**The exercise**: Print exactly the lines from the first one down to the line containing "(a > Math.PI)", both ends included, with no pictures and nothing else.

# start of Collected material

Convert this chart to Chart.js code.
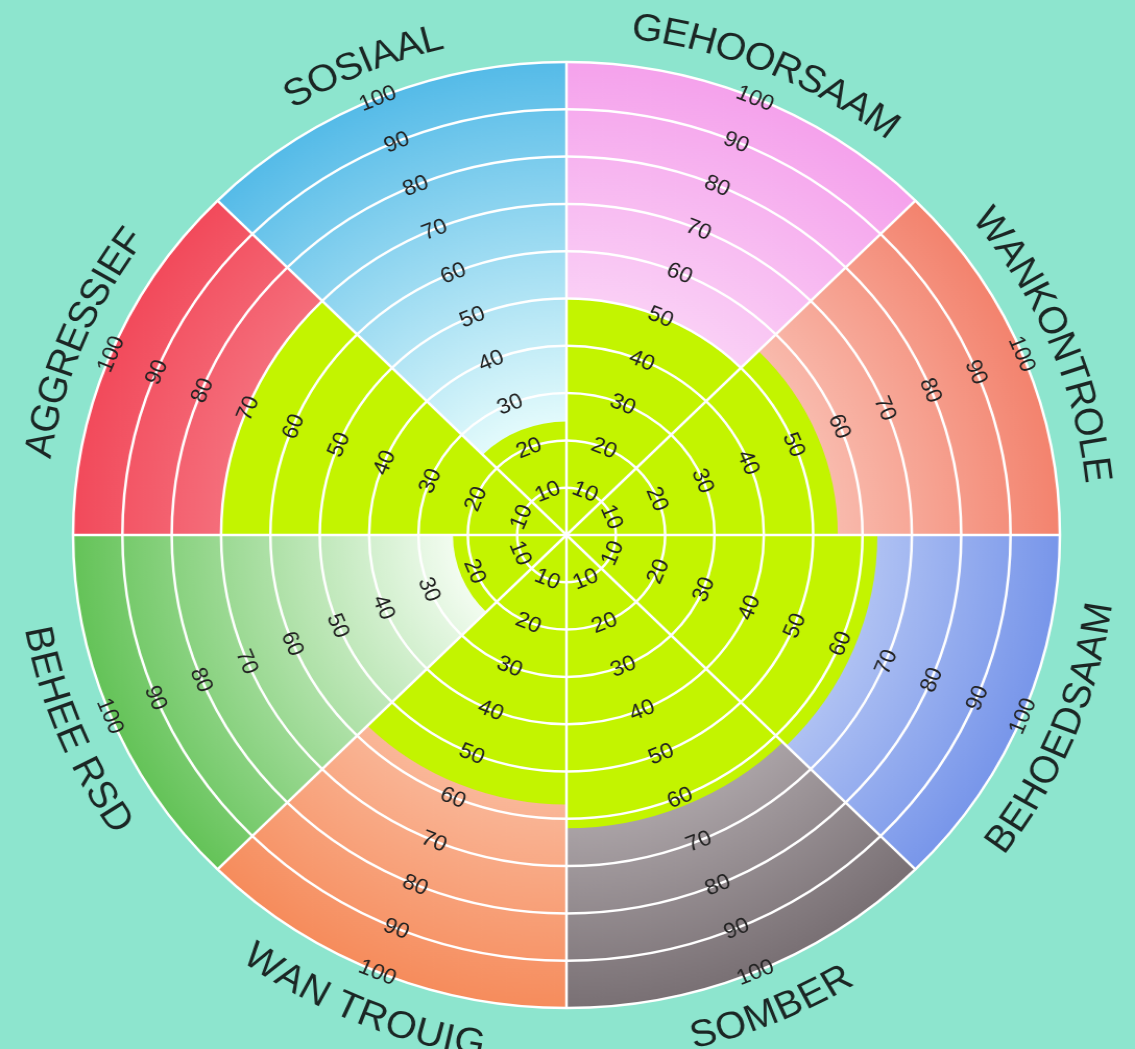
<!DOCTYPE html>
<html><head><meta charset="utf-8">
<script src="https://cdn.jsdelivr.net/npm/chart.js@4"></script>
<style>
html,body{margin:0;padding:0;background:#8de5ce;overflow:hidden;width:1135px;height:1049px}
#wrap{position:absolute;left:0;top:0;width:1088px;height:1049px;transform:scaleX(1.0432);transform-origin:0 0}
</style></head><body>
<div id="wrap"><canvas id="c"></canvas></div>
<script>
// Categories clockwise from 12 o'clock
const categories = ['GEHOORSAAM','WANKONTROLE','BEHOEDSAAM','SOMBER','WAN TROUIG','BEHEE RSD','AGGRESSIEF','SOSIAAL'];
const scores = [50, 55, 63, 62, 57, 23, 70, 24];
const fullScale = [100, 100, 100, 100, 100, 100, 100, 100];
const tickValues = [10, 20, 30, 40, 50, 60, 70, 80, 90, 100];
const innerColors = ['#fde8fb','#fde2da','#eaf0fd','#dcd6d9','#fdd9c8','#f4fdf2','#f9a6ad','#e6fcfc'];
const outerColors = ['#f5a2ec','#f3836e','#7896ea','#797074','#f68c5c','#64c358','#f24a5b','#55bbe8'];
const scoreColor = '#c3f400';

function sectorGradient(ctx) {
  const i = ctx.dataIndex;
  const chart = ctx.chart;
  const s = chart.scales.r;
  if (i === undefined || !s || !s.drawingArea) return outerColors[i || 0];
  const g = chart.ctx.createRadialGradient(s.xCenter, s.yCenter, 0, s.xCenter, s.yCenter, s.drawingArea);
  g.addColorStop(0, innerColors[i]);
  g.addColorStop(0.22, innerColors[i]);
  g.addColorStop(1, outerColors[i]);
  return g;
}

function norm(a) { while (a > Math.PI) a -= 2 * Math.PI; while (a <= -Math.PI) a += 2 * Math.PI; return a; }

const overlay = {
  id: 'overlay',
  afterDraw(chart) {
    const s = chart.scales.r;
    const ctx = chart.ctx;
    ctx.save();
    // ring value labels in the middle of each sector
    ctx.font = '22px "Liberation Sans", Arial, sans-serif';
    ctx.fillStyle = '#222222';
    ctx.textAlign = 'center';
    ctx.textBaseline = 'middle';
    categories.forEach((c, i) => {
      const th = norm(s.getIndexAngle(i + 0.5));
      const rot = Math.abs(th) < Math.PI / 2 ? th : th - Math.PI;
      tickValues.forEach(v => {
        const p = s.getPointPositionForValue(i + 0.5, v);
        ctx.save();
        ctx.translate(p.x, p.y);
        ctx.rotate(rot);
        ctx.fillText(String(v), 0, 1);
        ctx.restore();
      });
    });
    // curved category labels
    const size = 38;
    ctx.font = size + 'px "Liberation Sans", Arial, sans-serif';
    ctx.fillStyle = '#1b2624';
    ctx.textAlign = 'center';
    ctx.textBaseline = 'alphabetic';
    const r = s.drawingArea + 41;
    categories.forEach((c, i) => {
      const th = norm(s.getIndexAngle(i + 0.5));
      const upper = Math.abs(th) < Math.PI / 2;
      const chars = c.split('');
      const widths = chars.map(ch => ctx.measureText(ch).width);
      const total = widths.reduce((a, b) => a + b, 0);
      let cum = 0;
      chars.forEach((ch, k) => {
        const mid = cum + widths[k] / 2;
        cum += widths[k];
        if (ch === ' ') return;
        const a = upper ? th - total / 2 / r + mid / r : th + total / 2 / r - mid / r;
        const x = s.xCenter + r * Math.sin(a);
        const y = s.yCenter - r * Math.cos(a);
        ctx.save();
        ctx.translate(x, y);
        ctx.rotate(upper ? a : a - Math.PI);
        ctx.fillText(ch, 0, size * 0.358);
        ctx.restore();
      });
    });
    ctx.restore();
  }
};

new Chart(document.getElementById('c'), {
  type: 'polarArea',
  data: {
    labels: categories,
    datasets: [
      { label: 'Telling', data: scores, backgroundColor: scoreColor, borderWidth: 0 },
      { label: 'Skaal', data: fullScale, backgroundColor: sectorGradient, borderWidth: 0 }
    ]
  },
  options: {
    responsive: true,
    maintainAspectRatio: false,
    animation: false,
    layout: { padding: { left: 70, right: 72, top: 62, bottom: 41 } },
    plugins: { legend: { display: false }, tooltip: { enabled: false } },
    scales: {
      r: {
        min: 0, max: 100,
        startAngle: 0,
        ticks: { display: false, stepSize: 10, z: 1 },
        grid: { circular: true, color: '#ffffff', lineWidth: 2.5, z: 1 },
        angleLines: { display: true, color: '#ffffff', lineWidth: 2.5 },
        pointLabels: { display: false }
      }
    }
  },
  plugins: [overlay]
});
</script>
</body></html>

# end of Collected material

**Response below**:
Convert this chart to Chart.js code.
<!DOCTYPE html>
<html><head><meta charset="utf-8">
<script src="https://cdn.jsdelivr.net/npm/chart.js@4"></script>
<style>
html,body{margin:0;padding:0;background:#8de5ce;overflow:hidden;width:1135px;height:1049px}
#wrap{position:absolute;left:0;top:0;width:1088px;height:1049px;transform:scaleX(1.0432);transform-origin:0 0}
</style></head><body>
<div id="wrap"><canvas id="c"></canvas></div>
<script>
// Categories clockwise from 12 o'clock
const categories = ['GEHOORSAAM','WANKONTROLE','BEHOEDSAAM','SOMBER','WAN TROUIG','BEHEE RSD','AGGRESSIEF','SOSIAAL'];
const scores = [50, 55, 63, 62, 57, 23, 70, 24];
const fullScale = [100, 100, 100, 100, 100, 100, 100, 100];
const tickValues = [10, 20, 30, 40, 50, 60, 70, 80, 90, 100];
const innerColors = ['#fde8fb','#fde2da','#eaf0fd','#dcd6d9','#fdd9c8','#f4fdf2','#f9a6ad','#e6fcfc'];
const outerColors = ['#f5a2ec','#f3836e','#7896ea','#797074','#f68c5c','#64c358','#f24a5b','#55bbe8'];
const scoreColor = '#c3f400';

function sectorGradient(ctx) {
  const i = ctx.dataIndex;
  const chart = ctx.chart;
  const s = chart.scales.r;
  if (i === undefined || !s || !s.drawingArea) return outerColors[i || 0];
  const g = chart.ctx.createRadialGradient(s.xCenter, s.yCenter, 0, s.xCenter, s.yCenter, s.drawingArea);
  g.addColorStop(0, innerColors[i]);
  g.addColorStop(0.22, innerColors[i]);
  g.addColorStop(1, outerColors[i]);
  return g;
}

function norm(a) { while (a > Math.PI) a -= 2 * Math.PI; while (a <= -Math.PI) a += 2 * Math.PI; return a; }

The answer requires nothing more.